Species of annelid worm

Neanthes fucata is a species of marine polychaete worm in the family Nereididae. It lives in association with a hermit crab such as Pagurus bernhardus. It occurs in the northeastern Atlantic Ocean, the North Sea and the Mediterranean Sea.

==Taxonomy==
This worm was first described in 1822 by the French zoologist Marie Jules César Savigny, who gave it the name Nereis fucata, however it was later transferred to the genus Neanthes, making it Neanthes fucata.

==Description==
The body of this segmented worm is long, slender and tapering, with a smooth cuticle. The prostomium bears a pair of antennae, a pair of palps and two pairs of eyes. The first body segment is twice as long as the rest and bears the pharynx and four pairs of tentacular cirri. Segments two and three have uniramous parapodia (unbranched lateral lobes bearing bristles) while the remaining segments bear biramous (two-lobed) parapodia. This worm is yellowish, with longitudinal stripes in red and white. A worm of 120 segments measures about 200 mm.

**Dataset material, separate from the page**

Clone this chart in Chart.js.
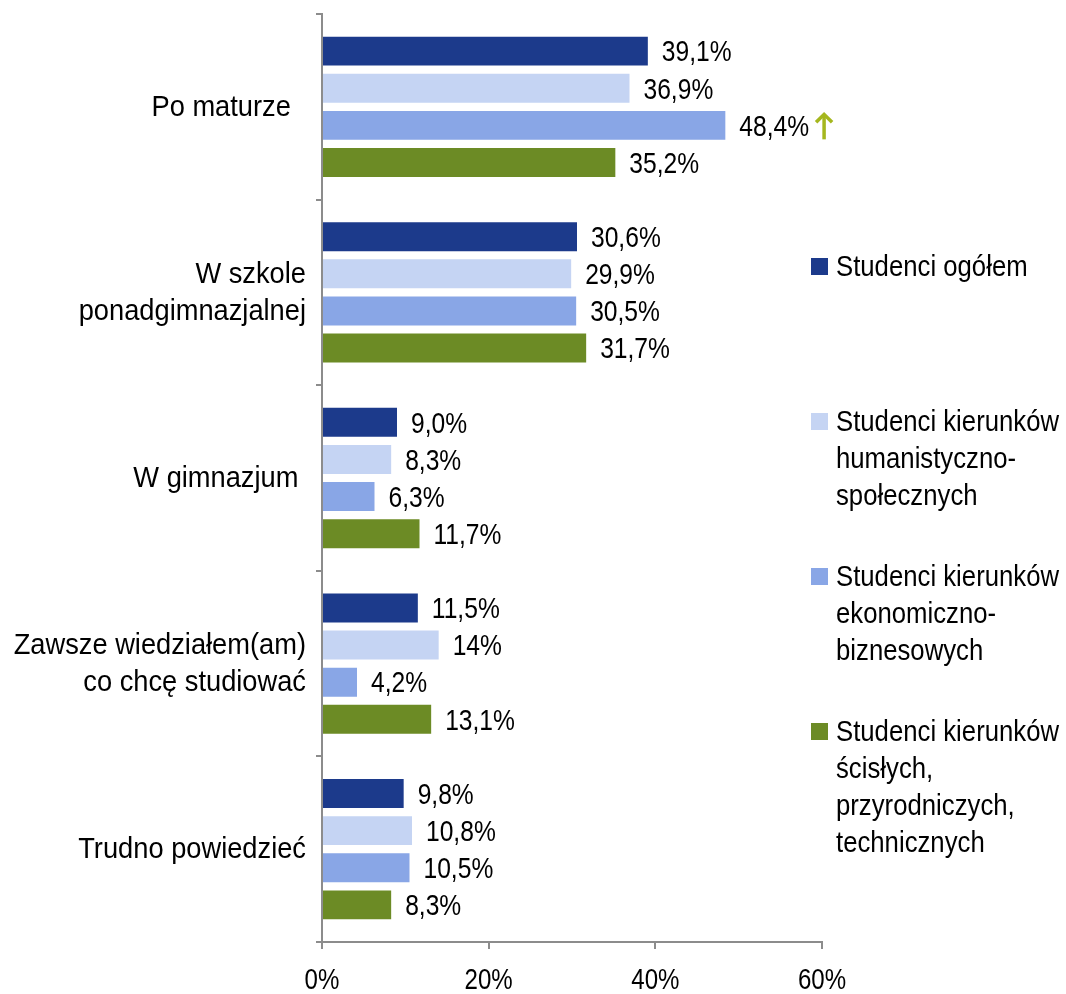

==Distribution and habitat==
This worm is native to the northwestern Atlantic Ocean, the Kattegat, the North Sea, the English Channel, the Mediterranean Sea and the Black Sea. It lives in association with a hermit crab, sharing the shell of the gastropod mollusc in which it lives, but individuals have occasionally been observed away from a host, probably only temporarily. Over much of its range, the normal host is the common European species Pagurus bernhardus which is found on the mid and lower shore and at depths down to about 140 m.

==Ecology==
Neanthes fucata lives inside an empty gastropod mollusc shell inhabited by a hermit crab. It is able to steal scraps of food from the hermit crab by protruding its pharynx between the crab's third maxillipeds. It has been shown that the crab recognises its commensal worm and does not attack it. A single adult worm inhabits a single host mollusc shell occupied by a hermit crab, but occasionally a single adult and several juveniles have been found living together. The adult worms show territorial behaviour, fighting with other worms of the same species. However the worms are gonochoristic and there must be some mechanism by which a male and female come into close proximity during the period in which they are reproductively active. Some possibilities for this to happen include the hosts being close together, temporary aggregations of individual worms during the breeding season, or by the release of gametes into the sea water.